# BMW North America phone number for ED vehicle inquiry?



## flightjunkie (Nov 5, 2006)

Hi everyone,

I, like many others, am (somewhat) patiently waiting for redelivery of my ED vehicle. I noticed in some posts that people have contacted BMW NA, who has given them detailed information on projected arrival time at the VPC, estimated time of departure from VPC, etc.

Which number should I call? I only see this one on the BMW NA website under "European Delivery:" 1-877-992-6999.

Thanks!


----------



## bimmer12safrad (Feb 13, 2006)

flightjunkie said:


> Hi everyone,
> 
> I, like many others, am (somewhat) patiently waiting for redelivery of my ED vehicle. I noticed in some posts that people have contacted BMW NA, who has given them detailed information on projected arrival time at the VPC, estimated time of departure from VPC, etc.
> 
> ...


That is certainly one you could start with. Many factors affect whom might be helpful. How long have you been withing? What is your dealer telling you. Many helpful posts on this topic and if you provide more info you will get more assistance. Hope U reunite soon.


----------



## AZ-BMW (Dec 16, 2006)

flightjunkie said:


> Which number should I call? I only see this one on the BMW NA website under "European Delivery:" 1-877-992-6999.
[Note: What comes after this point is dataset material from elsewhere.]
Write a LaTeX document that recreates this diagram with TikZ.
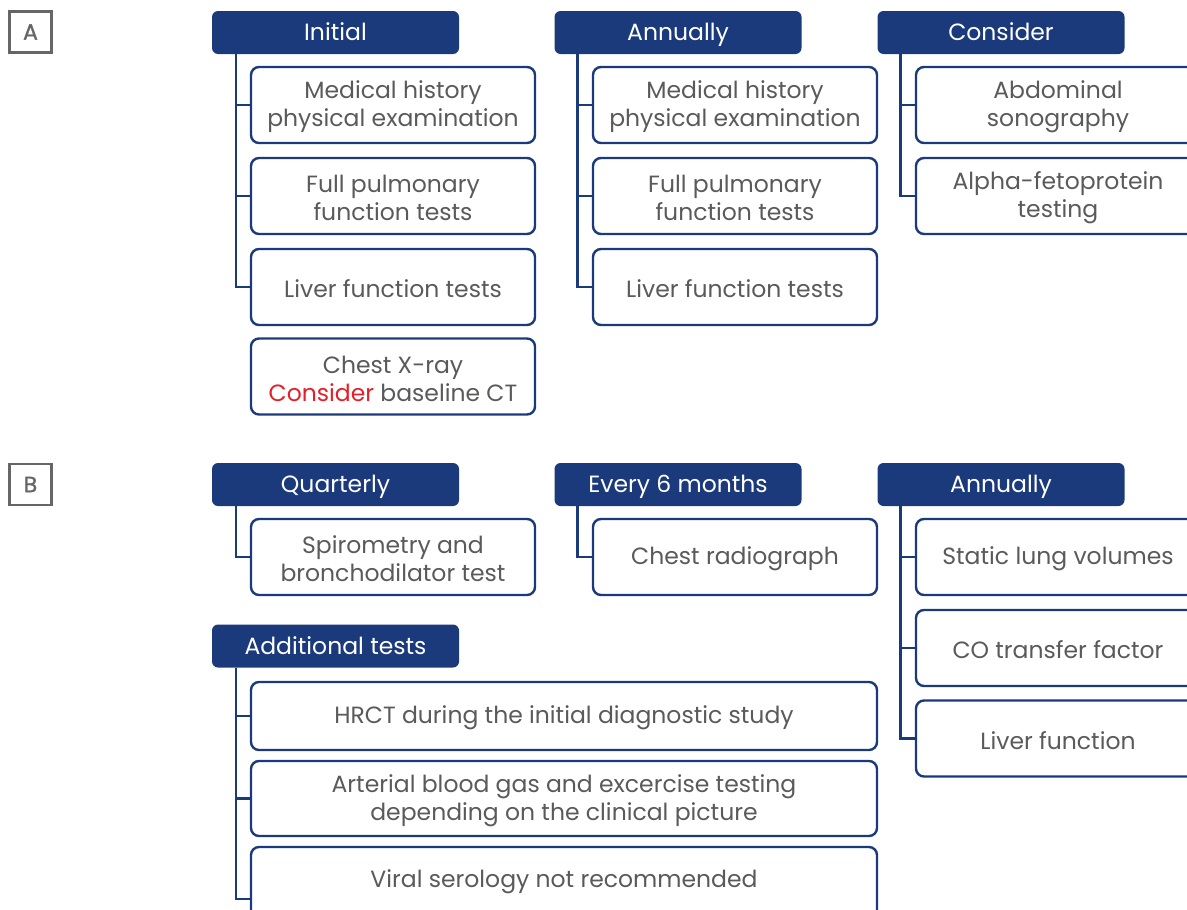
\documentclass[tikz,border=0pt]{standalone}
\usepackage{fontspec}
\setmainfont{Poppins}
\newfontfamily\lblfont[FakeBold=1.2]{Poppins}
\definecolor{navy}{HTML}{1B3A7B}
\definecolor{txtgray}{HTML}{5A5A5C}
\definecolor{lblgray}{HTML}{666666}
\definecolor{conred}{HTML}{E3202A}
\tikzset{
  hdr/.style={fill=navy, rounded corners=6pt, minimum width=247pt, minimum height=43pt,
    text=white, font=\fontsize{23.5}{28}\selectfont, inner sep=0pt,
    text height=19pt, text depth=3pt},
  itembox/.style={draw=navy, line width=2.4pt, rounded corners=8pt, minimum width=284pt,
    minimum height=76pt, inner sep=0pt},
  itemtext/.style={text=txtgray, align=center, inner sep=0pt, font=\fontsize{23.5}{28}\selectfont},
  lbl/.style={draw=lblgray, line width=2.4pt, minimum width=42pt, minimum height=41pt,
    text=lblgray, font=\lblfont\fontsize{22}{24}\selectfont, inner sep=0pt},
  conn/.style={draw=navy, line width=2.4pt}
}
\begin{document}
\begin{tikzpicture}[x=1pt,y=-1pt]
\useasboundingbox (0,0) rectangle (1187,910);
\clip (0,0) rectangle (1187,910);
% labels
\node[lbl] (labA) at (30.5,32) {A};
\node[lbl] (labB) at (30.5,484.5) {B};
% ---- Section A ----
\node[hdr] (hA1) at (335.5,32.5) {Initial};
\node[hdr] (hA2) at (678,32.5) {Annually};
\node[hdr] (hA3) at (1001,32.5) {Consider};
\node[itembox] (a11) at (393,105) {};
\node[itembox] (a12) at (393,196) {};
\node[itembox] (a13) at (393,287) {};
\node[itembox] (a14) at (393,376.5) {};
\node[itembox] (a21) at (735,105) {};
\node[itembox] (a22) at (735,196) {};
\node[itembox] (a23) at (735,287) {};
\node[itembox] (a31) at (1058,105) {};
\node[itembox] (a32) at (1058,196) {};
\node[itemtext] at ([yshift=-2pt]a11.center) {Medical history\\physical examination};
\node[itemtext] at ([yshift=-2pt]a12.center) {Full pulmonary\\function tests};
\node[itemtext] at ([yshift=-2pt]a13.center) {Liver function tests};
\node[itemtext] at ([yshift=-2pt]a14.center) {Chest X-ray\\{\color{conred}Consider} baseline CT};
\node[itemtext] at ([yshift=-2pt]a21.center) {Medical history\\physical examination};
\node[itemtext] at ([yshift=-2pt]a22.center) {Full pulmonary\\function tests};
\node[itemtext] at ([yshift=-2pt]a23.center) {Liver function tests};
\node[itemtext] at ([yshift=-2pt]a31.center) {Abdominal\\sonography};
\node[itemtext] at ([yshift=-2pt]a32.center) {Alpha-fetoprotein\\testing};
\coordinate (tA1) at ([xshift=24pt]hA1.south west);
\coordinate (tA2) at ([xshift=23pt]hA2.south west);
\coordinate (tA3) at ([xshift=23pt]hA3.south west);
\foreach \b in {a11,a12,a13} \draw[conn] (tA1) |- (\b.west);
\foreach \b in {a21,a22,a23} \draw[conn] (tA2) |- (\b.west);
\foreach \b in {a31,a32} \draw[conn] (tA3) |- (\b.west);
% ---- Section B ----
\node[hdr] (hB1) at (335.5,484.5) {Quarterly};
\node[hdr] (hB2) at (678,484.5) {Every 6 months};
\node[hdr] (hB3) at (1001,484.5) {Annually};
\node[hdr] (hB4) at (335.5,646) {Additional tests};
\node[itembox] (b11) at (393,557) {};
\node[itembox] (b21) at (735,557) {};
\node[itembox] (b31) at (1058,557) {};
\node[itembox] (b32) at (1058,648) {};
\node[itembox] (b33) at (1058,738.5) {};
\node[itembox, minimum width=626pt, minimum height=68pt] (b41) at (564,716) {};
\node[itembox, minimum width=626pt, minimum height=75pt] (b42) at (564,798.5) {};
\node[itembox, minimum width=626pt, minimum height=104pt] (b43) at (564,899) {};
\node[itemtext] at ([yshift=-2pt]b11.center) {Spirometry and\\bronchodilator test};
\node[itemtext] at ([yshift=-2pt]b21.center) {Chest radiograph};
\node[itemtext] at ([yshift=-2pt]b31.center) {Static lung volumes};
\node[itemtext] at ([yshift=-2pt]b32.center) {CO transfer factor};
\node[itemtext] at ([yshift=-2pt]b33.center) {Liver function};
\node[itemtext] at ([yshift=-2pt]b41.center) {HRCT during the initial diagnostic study};
\node[itemtext] at ([yshift=-2pt]b42.center) {Arterial blood gas and excercise testing\\depending on the clinical picture};
\node[itemtext] at (564,882) {Viral serology not recommended};
\coordinate (tB1) at ([xshift=24pt]hB1.south west);
\coordinate (tB2) at ([xshift=23pt]hB2.south west);
\coordinate (tB3) at ([xshift=23pt]hB3.south west);
\coordinate (tB4) at ([xshift=24pt]hB4.south west);
\draw[conn] (tB1) |- (b11.west);
\draw[conn] (tB2) |- (b21.west);
\foreach \b in {b31,b32,b33} \draw[conn] (tB3) |- (\b.west);
\foreach \b in {b41,b42,b43} \draw[conn] (tB4) |- (\b.west);
\end{tikzpicture}
\end{document}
A better number into the ED Dept at BMWNA that I've used is 800-932-0831 (but maybe both numbers go to the same dept). Also, ask your CA to E-Mail you a copy of the dealerspeed status page for your VIN.


----------



## beewang (Dec 18, 2001)

Have your CA contact ED office. The ED office is extremely busy and are too kind to tell folks here to "bug-off"


----------



## 335i Driver (Nov 29, 2006)

beewang said:


> Have your CA contact ED office. The ED office is extremely busy and are too kind to tell folks here to "bug-off"


Yes, the Customer Service Dept. is too busy to take care of their customers. 11 weeks and I still don't have my car.


----------



## Hound Passer (Feb 2, 2007)

Tried to call them about 45 min ago. Nothing but hold, hold, hold or leave a message. I'm guessing they are screening calls.


----------



## 01jlstubbs (May 6, 2007)

335i Driver said:


> Yes, the Customer Service Dept. is too busy to take care of their customers. 11 weeks and I still don't have my car.


Damn! 

sorry!!!!


----------